07 May 2012
Dunce Caps
Mr. Market is popping xanax and quaaludes like Jelly Bellies (from bygone years; he's kept an ample supply) with the results from France and more agita in Greece. Seems an opportune time to discuss what the mainstream pundits avoid. How did we get here?
The mainstream pundits, by and large, and civilians nearly to a man, when asked would say "the banks crashed because of the subprime mess". And, as the proximate cause, that's not too wrong. But doesn't follow the breadcrumbs back far enough.
The first step back up the trail, is to ask why subprime? It's been documented that mortgage companies and banks set off to loosen requirements (ultimately, to "declared income" subprime ARM instruments) in order to satisfy the demand for CDOs derived from home mortgages. Why? Because the so-called "sophisticated investors" (that's how they're described whenever some entity goes to place shares or notes to a select few), are just as gullible as retail plungers.

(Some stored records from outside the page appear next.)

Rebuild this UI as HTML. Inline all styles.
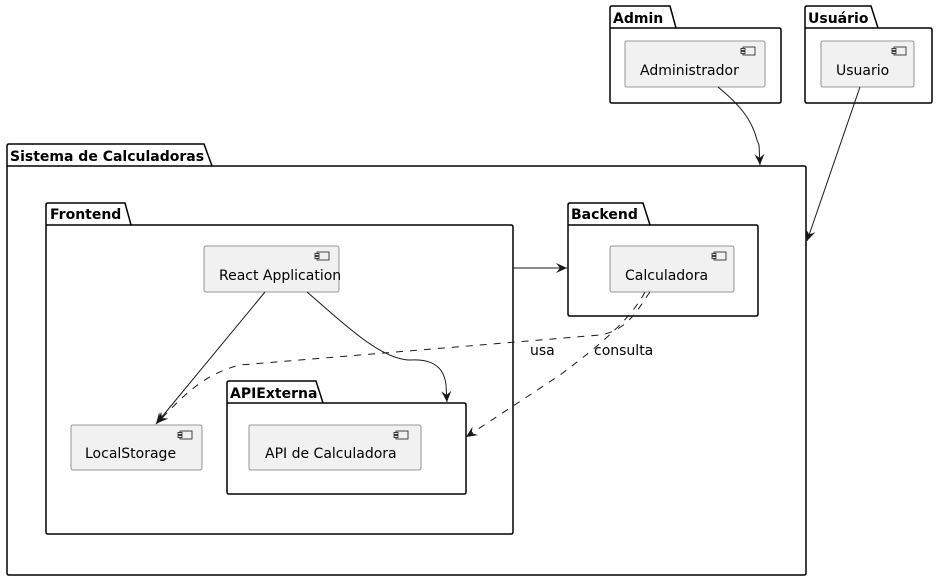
<!DOCTYPE html>
<html><head><meta charset="utf-8"><style>
html,body{margin:0;padding:0;background:#fff;}
svg{display:block;font-family:"DejaVu Sans","Liberation Sans",sans-serif;}
.pk{fill:#fff;stroke:#000;stroke-width:1.5;}
.cm{fill:#f1f1f1;stroke:#7a7a7a;stroke-width:0.8;}
.t{font-size:14px;fill:#000;}
.b{font-size:14px;font-weight:bold;fill:#000;}
.e{fill:none;stroke:#181818;stroke-width:1;}
.d{fill:none;stroke:#181818;stroke-width:1;stroke-dasharray:7,7;}
</style></head><body>
<svg width="937" height="580" viewBox="0 0 937 580">
<defs>
<marker id="a" viewBox="0 0 12 12" refX="11" refY="6" markerWidth="12" markerHeight="12" orient="auto" markerUnits="userSpaceOnUse">
<path d="M0,1 L11,6 L0,11 L4,6 Z" fill="#181818"/></marker>
<g id="ic"><rect x="0" y="0" width="12" height="8" fill="#f1f1f1" stroke="#181818" stroke-width="0.8"/><rect x="-2" y="1.5" width="4" height="2" fill="#f1f1f1" stroke="#181818" stroke-width="0.8"/><rect x="-2" y="4.5" width="4" height="2" fill="#f1f1f1" stroke="#181818" stroke-width="0.8"/></g>
</defs>

<!-- Admin -->
<path class="pk" d="M610,28 V8 Q610,6 612,6 H670 L676,28 H779 Q781,28 781,30 V101 Q781,103 779,103 H612 Q610,103 610,101 Z"/>
<line x1="610" y1="28" x2="676" y2="28" stroke="#000" stroke-width="1.5"/>
<text class="b" x="613" y="23">Admin</text>
<rect class="cm" x="625" y="41" width="140" height="46" rx="2"/>
<use href="#ic" x="743" y="47"/>
<text class="t" x="640" y="75">Administrador</text>

<!-- Usuario -->
<path class="pk" d="M805,28 V8 Q805,6 807,6 H871 L878,28 H930 Q932,28 932,30 V101 Q932,103 930,103 H807 Q805,103 805,101 Z"/>
<line x1="805" y1="28" x2="878" y2="28" stroke="#000" stroke-width="1.5"/>
<text class="b" x="808" y="23">Usuário</text>
<rect class="cm" x="821" y="41" width="93" height="46" rx="2"/>
<use href="#ic" x="894" y="47"/>
<text class="t" x="836" y="75">Usuario</text>

<!-- Sistema -->
<path class="pk" d="M7,166 V146 Q7,144 9,144 H204 L212,166 H804 Q806,166 806,168 V573 Q806,575 804,575 H9 Q7,575 7,573 Z"/>
<line x1="7" y1="166" x2="212" y2="166" stroke="#000" stroke-width="1.5"/>
<text class="b" x="10" y="161">Sistema de Calculadoras</text>

<!-- Frontend -->
<path class="pk" d="M46,225 V205 Q46,203 48,203 H125 L131,225 H511 Q513,225 513,227 V532 Q513,534 511,534 H48 Q46,534 46,532 Z"/>
<line x1="46" y1="225" x2="131" y2="225" stroke="#000" stroke-width="1.5"/>
<text class="b" x="50" y="219">Frontend</text>

<!-- Backend -->
<path class="pk" d="M568,225 V205 Q568,203 570,203 H643 L650,225 H756 Q758,225 758,227 V314 Q758,316 756,316 H570 Q568,316 568,314 Z"/>
<line x1="568" y1="225" x2="650" y2="225" stroke="#000" stroke-width="1.5"/>
<text class="b" x="571" y="219">Backend</text>
<rect class="cm" x="610" y="246" width="124" height="46" rx="2"/>
<use href="#ic" x="714" y="252"/>
<text class="t" x="625" y="280">Calculadora</text>

<!-- APIExterna -->
<path class="pk" d="M227,403 V383 Q227,381 229,381 H316 L323,403 H464 Q466,403 466,405 V492 Q466,494 464,494 H229 Q227,494 227,492 Z"/>
<line x1="227" y1="403" x2="323" y2="403" stroke="#000" stroke-width="1.5"/>
<text class="b" x="230" y="398">APIExterna</text>
<rect class="cm" x="249" y="425" width="172" height="45" rx="2"/>
<use href="#ic" x="396" y="431"/>
<text class="t" x="265" y="458">API de Calculadora</text>

<rect class="cm" x="204" y="246" width="135" height="46" rx="2"/>
<use href="#ic" x="317" y="252"/>
<text class="t" x="219" y="280">React Application</text>

<rect class="cm" x="71" y="425" width="131" height="45" rx="2"/>
<use href="#ic" x="180" y="431"/>
<text class="t" x="85" y="458">LocalStorage</text>

<!-- edges -->
<path class="e" d="M718,87 C740,105 752,120 757,140 L759,145 L760,165" marker-end="url(#a)"/>
<path class="e" d="M860,87 L807,241" marker-end="url(#a)"/>
<path class="e" d="M513,268 L567,268" marker-end="url(#a)"/>
<path class="e" d="M265,292 L156,424" marker-end="url(#a)"/>
<path class="e" d="M307,292 C340,320 380,360 410,360 C440,358 445,375 446,385 L447,402" marker-end="url(#a)"/>
<path class="d" d="M650,292 C640,305 630,330 600,335 L240,365 C200,375 180,400 157,423" marker-end="url(#a)"/>
<path class="d" d="M645,292 C630,320 600,345 560,375 L466,437" marker-end="url(#a)"/>
<text class="t" x="530" y="355">usa</text>
<text class="t" x="594" y="355">consulta</text>
</svg>
</body></html>
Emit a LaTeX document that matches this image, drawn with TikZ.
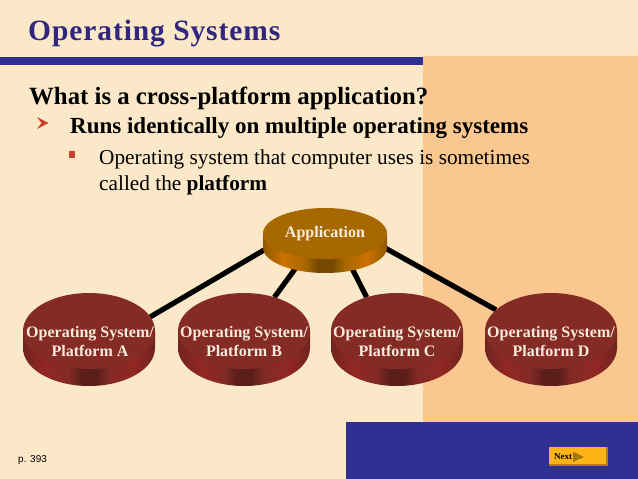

Those with accumulated wealth, especially when the accumulation is multi-generational, adopt an entitlement attitude toward their positions; economic, societal, and political. Mitt isn't an outlier, he just lives, as they all do, in his own bubble. The demand for housing CDOs (and credit default swaps) derives from conflicting (although not acknowledged in the minds of the bubblists) demands: maximum return with minimum risk. They wish to live off the fat of the land, forever. As stated in this endeavor many times, return on invested capital is only real (as in "reality based decision making", anathema to Dubya and Dick) if the capital (aka, moolah) is used to build or acquire physical goods (equipment is a good description) which increase productivity. (Aside: it's well documented that service sector is the least productive. Betcha didn't know that!) Make more stuff cheaper or make the same stuff even more cheaper. Either way, capital earns its reward. The cost-cutting approach is anti-growth, of course, and kills the golden goose (aka, the middle class) in due time.
It was demand for mortgage CDOs that drove the economy off the cliff. But why? Why did capitalists dive into them to such a degree? The answer has to be: capitalists couldn't find productive uses for capital in productive investments. I'll say that once again: those with accumulated wealth (people and corporations-is-people) couldn't figure out how to be productive investing their wealth. Adam Smith should be rolling in his grave. So far as he was concerned, the only justification for capitalists was their superior ability to make better use of wealth. Pure and simple. But, our simpleton capitalists of today can't do that.
As a result, they turned to specifically unproductive uses of their moolah. Remember, the only way a household can pay a mortgage is to forgo other expenditures. The larger the mortgage payment, the less it spends on movies and cars and even food. Mortgages, from a macro-economic point of view, are a zero-sum game. Yes, there are those ads on the TeeVee which claim that each house "creates" one job. I suspect that's a very fuzzy number, derived from questionable sources. What matters, in such assertions, is whether other uses of the funds would have a greater or lesser multiplier effect. Physical productive investment is greater. Take my word for it.
Let's walk another step back the breadcrumb trail. Rather than let Dubya have a recession, Greenspan crater interest rates in 2001. That should have led to a boom in real investment, one would think. But, on further reflection, all that did was increase the spread between "safe" housing investment and Treasuries. For all those wimpy capitalists, Treasuries were no longer the mattress-place to hide cash. Housing now became the place. In order to do that, more CDOs had to be manufactured by mortgage companies and banks. And so they were.
Would all those CDOs been marketable without the complicity of the credit raters? Of course not. But they relied on the mortgage companies and banks to play by the rules, long established. They weren't, and the credit agencies didn't really want to know.
The living off the rising equity in the house syndrome took hold, big time. During Dubya's reign, median income continued to stagnate, even falling some years. The middle class was being butchered, and it didn't even whimper. How many of you, dear reader, took out home equity loans to pay for fishing boats, cruises, and new cars? What you should have been doing is voting Blue State, but you didn't. You didn't look beyond the end of your dick, nicely risen on home made Cialis.